What the exercise asks:
Line by line, repeat the data below exactly, beginning at the first line and ending at the line with "(8,160) -- (8,605);". Omit pictures.

The input:
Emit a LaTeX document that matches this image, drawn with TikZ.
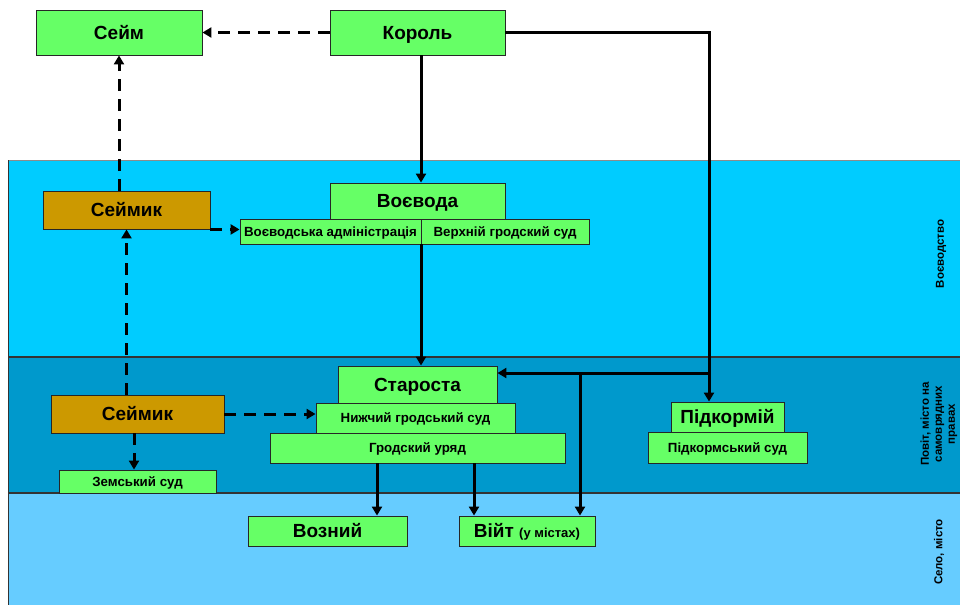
\documentclass[tikz,border=0pt]{standalone}
\usepackage{fontspec}
\setmainfont{Liberation Sans}
\usetikzlibrary{arrows.meta}
\definecolor{boxgreen}{HTML}{66FF66}
\definecolor{sejmikgold}{HTML}{CC9900}
\definecolor{bandtop}{HTML}{00CCFF}
\definecolor{bandmid}{HTML}{0099CC}
\definecolor{bandlow}{HTML}{66CCFF}
\begin{document}
\begin{tikzpicture}[x=1pt,y=-1pt,
  box/.style={draw=black!85, line width=0.9pt, fill=boxgreen, inner sep=0pt,
    text height=13.6pt, text depth=0pt,
    font=\bfseries\fontsize{19}{21}\selectfont},
  subbox/.style={box, text height=9.5pt, font=\bfseries\fontsize{13.3}{15}\selectfont},
  goldbox/.style={box, fill=sejmikgold},
  link/.style={line width=3pt, -{Triangle[length=9pt,width=10pt]}},
  dlink/.style={link, dash pattern=on 12pt off 8pt},
  side/.style={rotate=90, font=\bfseries\fontsize{11.5}{13}\selectfont, align=center}]
\useasboundingbox (0,0) rectangle (960,605);

% administrative levels
\fill[bandtop] (8,160) rectangle (960,357);
\fill[bandmid] (8,357) rectangle (960,493);
\fill[bandlow] (8,493) rectangle (960,605);
\draw[black!45, line width=1pt] (8,160) -- (960,160);
\draw[black!80, line width=1.2pt] (8,357) -- (960,357);
\draw[black!80, line width=1.2pt] (8,493) -- (960,493);
\draw[black!80, line width=1pt] (8,160) -- (8,605);

\node[side] (lv1) at (941,254) {Воєводство};
\node[side] (lv2) at (939,424) {Повіт, місто на\\самоврядних\\правах};
\node[side] (lv3) at (939,552) {Село, місто};

% offices
\node[box, minimum width=166, minimum height=45] (sejm) at (119,32.5) {Сейм};
\node[box, minimum width=175, minimum height=45] (korol) at (417.5,32.5) {Король};

\node[goldbox, minimum width=167, minimum height=38] (sejmik1) at (126.5,210) {Сеймик};
\node[box, minimum width=175, minimum height=36] (voevoda) at (417.5,201) {Воєвода};
\node[subbox, minimum width=181, minimum height=25] (adm) at (330.5,231.5) {Воєводська адміністрація};
\node[subbox, minimum width=168, minimum height=25] (vgs) at (505,231.5) {Верхній гродский суд};

\node[box, minimum width=159, minimum height=37] (starosta) at (417.5,384.5) {Староста};
\node[subbox, minimum width=199, minimum height=30] (nhs) at (415.5,418) {Нижчий гродський суд};
\node[subbox, minimum width=295, minimum height=30] (hrod) at (417.5,448) {Гродский уряд};
\node[goldbox, minimum width=173, minimum height=38] (sejmik2) at (137.5,414) {Сеймик};
\node[subbox, minimum width=157, minimum height=23] (zemsky) at (137.5,481.5) {Земський суд};
\node[box, minimum width=113, minimum height=30] (pidk) at (727.5,417) {Підкормій};
\node[subbox, minimum width=159, minimum height=31] (pidks) at (727.5,447.5) {Підкормський суд};

\node[box, minimum width=159, minimum height=30] (voznyj) at (327.5,531) {Возний};
\node[box, minimum width=136, minimum height=30] (vijt) at (527,531)
  {Війт {\fontsize{13}{15}\selectfont (у містах)}};

% routing points
\coordinate (split) at (421,244);
\coordinate (turn) at (709,32.5);
\coordinate (fork) at (580,373);

% connections
\draw[dlink] (korol.west) -- (sejm.east);
\draw[dlink] (sejmik1.north -| sejm.south) -- (sejm.south);
\draw[dlink] (sejmik2.north -| sejmik1.south) -- (sejmik1.south);
\draw[dlink] (sejmik1.south east) -- (sejmik1.south east -| adm.west);
\draw[dlink] (sejmik2.east) -- (sejmik2.east -| nhs.west);
\draw[dlink] (sejmik2.south -| 134,0) -- (zemsky.north -| 134,0);

\draw[link] (korol.south -| split) -- (voevoda.north -| split);
\draw[link] (split) -- (starosta.north -| split);
\draw[link] (korol.east) -- (turn) -- (turn |- pidk.north);
\draw[link] (turn |- fork) -- (starosta.east |- fork);
\draw[link] (fork) -- (fork |- vijt.north);
\draw[link] (hrod.south -| 377,0) -- (voznyj.north -| 377,0);
\draw[link] (hrod.south -| 474,0) -- (vijt.north -| 474,0);
\end{tikzpicture}
\end{document}
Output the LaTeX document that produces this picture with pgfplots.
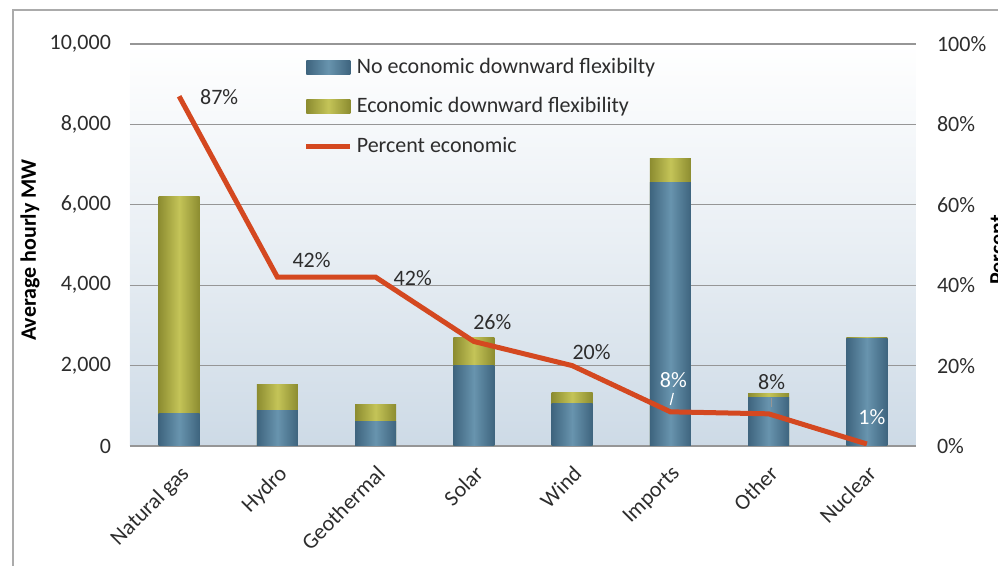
\documentclass[border=0pt]{standalone}
\usepackage{fontspec}
\setmainfont{Carlito}
\usepackage{pgfplots}
\usepackage{pgfplotstable}
\pgfplotsset{compat=1.18}

\definecolor{barblue}{RGB}{62,100,126}
\definecolor{barbluelt}{RGB}{104,148,174}
\definecolor{barolive}{RGB}{140,140,48}
\definecolor{barolivelt}{RGB}{196,196,88}
\definecolor{lineorange}{RGB}{212,72,32}
\definecolor{gridgray}{RGB}{150,150,150}
\definecolor{bgblue}{RGB}{205,218,230}
\definecolor{txt}{RGB}{45,45,45}

% pos, no economic flexibility, total (no econ + economic flexibility)
\pgfplotstableread{
pos noecon total
0   800    6200
1   880    1520
2   600    1040
3   2000   2710
4   1060   1330
5   6560   7160
6   1200   1300
7   2680   2700
}\mwdata

\begin{document}
\begin{tikzpicture}
\pgfplotsset{
  mybase/.style={scale only axis, width=393pt, height=201pt,
    at={(0,0)}, anchor=south west,
    xmin=-0.5, xmax=7.5, ymin=0,
    axis line style={draw=none}, tick style={draw=none},
    /pgf/number format/assume math mode=true,
    ticklabel style={font=\fontsize{11}{13}\selectfont, text=txt}},
  barleg/.style={legend image code/.code={
    \draw[##1, draw=none] (0pt,-3.5pt) rectangle (22pt,3.5pt);}},
  lineleg/.style={legend image code/.code={
    \draw[##1] (0pt,0pt) -- (22pt,0pt);}},
  bluebar/.style={draw=none, left color=barblue, right color=barblue, middle color=barbluelt},
  olivebar/.style={draw=none, left color=barolive, right color=barolive, middle color=barolivelt},
}
\begin{axis}[mybase, ymax=10000, ybar, bar width=20.5pt,
  ytick={0,2000,...,10000}, ymajorgrids, scaled y ticks=false,
  grid style={gridgray, line width=0.6pt},
  /pgf/number format/1000 sep={,},
  yticklabel style={xshift=-6pt},
  xtick={0,...,7},
  xticklabels={Natural gas, Hydro, Geothermal, Solar, Wind, Imports, Other, Nuclear},
  xticklabel style={rotate=45, anchor=north east},
  axis background/.style={top color=white, bottom color=bgblue, middle color=white!55!bgblue},
  legend style={at={(0.213,0.985)}, anchor=north west, draw=none, fill=none,
    row sep=6.5pt, font=\fontsize{11}{13}\selectfont, text=txt},
  legend cell align=left,
]
\pgfplotsinvokeforeach{0,...,7}{
  \addplot[olivebar, bar shift=0pt, forget plot, x filter/.expression={abs(x-#1)<0.1 ? x : nan}]
    table[x=pos, y=total] {\mwdata};
  \addplot[bluebar, bar shift=0pt, forget plot, x filter/.expression={abs(x-#1)<0.1 ? x : nan}]
    table[x=pos, y=noecon] {\mwdata};
}
\addlegendimage{bluebar, barleg}
\addlegendentry{No economic downward flexibilty}
\addlegendimage{olivebar, barleg}
\addlegendentry{Economic downward flexibility}
\addlegendimage{lineorange, line width=2.5pt, lineleg}
\addlegendentry{Percent economic}
\end{axis}

\begin{axis}[mybase, ymax=100, axis x line=none, axis y line*=right,
  ytick={0,20,...,100}, yticklabel={\pgfmathprintnumber{\tick}\%},
  yticklabel style={xshift=7pt}]
\addplot[lineorange, line width=2.5pt]
  coordinates {(0,87) (1,42) (2,42) (3,26) (4,20) (5,8.5) (6,8) (7,0.5)};
\begin{scope}[every node/.style={anchor=west, font=\fontsize{11}{13}\selectfont, text=txt, inner sep=0pt}]
\node at (axis cs:0.21,86.8) {87\%};
\node at (axis cs:1.15,46.3) {42\%};
\node at (axis cs:2.18,41.8) {42\%};
\node at (axis cs:2.99,30.8) {26\%};
\node at (axis cs:4.0,23.4) {20\%};
\node[text=white] at (axis cs:4.89,16.4) {8\%};
\node at (axis cs:5.89,15.9) {8\%};
\node[text=white] at (axis cs:6.91,7.2) {1\%};
\end{scope}
\draw[white, line width=0.6pt] (axis cs:5.0,10.2) -- (axis cs:5.03,13.2);
\draw[gridgray, line width=0.6pt] (axis cs:6.03,9.7) -- (axis cs:6.03,11.9);
\end{axis}

\node[rotate=90, font=\bfseries\fontsize{11}{13}\selectfont, text=black] at (-50pt,98pt) {Average hourly MW};
\node[rotate=90, anchor=north, font=\bfseries\fontsize{11}{13}\selectfont, text=black, inner sep=0pt] at (430pt,98pt) {Percent};
\draw[gridgray!80, line width=0.6pt] (-58.5pt,-60pt) -- (-58.5pt,218pt) -- (434pt,218pt);
\pgfresetboundingbox
\useasboundingbox (-65pt,-60pt) rectangle (434pt,223pt);
\end{tikzpicture}
\end{document}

Right answer:
Emit a LaTeX document that matches this image, drawn with TikZ.
\documentclass[tikz,border=0pt]{standalone}
\usepackage{fontspec}
\setmainfont{Liberation Sans}
\usetikzlibrary{arrows.meta}
\definecolor{boxgreen}{HTML}{66FF66}
\definecolor{sejmikgold}{HTML}{CC9900}
\definecolor{bandtop}{HTML}{00CCFF}
\definecolor{bandmid}{HTML}{0099CC}
\definecolor{bandlow}{HTML}{66CCFF}
\begin{document}
\begin{tikzpicture}[x=1pt,y=-1pt,
  box/.style={draw=black!85, line width=0.9pt, fill=boxgreen, inner sep=0pt,
    text height=13.6pt, text depth=0pt,
    font=\bfseries\fontsize{19}{21}\selectfont},
  subbox/.style={box, text height=9.5pt, font=\bfseries\fontsize{13.3}{15}\selectfont},
  goldbox/.style={box, fill=sejmikgold},
  link/.style={line width=3pt, -{Triangle[length=9pt,width=10pt]}},
  dlink/.style={link, dash pattern=on 12pt off 8pt},
  side/.style={rotate=90, font=\bfseries\fontsize{11.5}{13}\selectfont, align=center}]
\useasboundingbox (0,0) rectangle (960,605);

% administrative levels
\fill[bandtop] (8,160) rectangle (960,357);
\fill[bandmid] (8,357) rectangle (960,493);
\fill[bandlow] (8,493) rectangle (960,605);
\draw[black!45, line width=1pt] (8,160) -- (960,160);
\draw[black!80, line width=1.2pt] (8,357) -- (960,357);
\draw[black!80, line width=1.2pt] (8,493) -- (960,493);
\draw[black!80, line width=1pt] (8,160) -- (8,605);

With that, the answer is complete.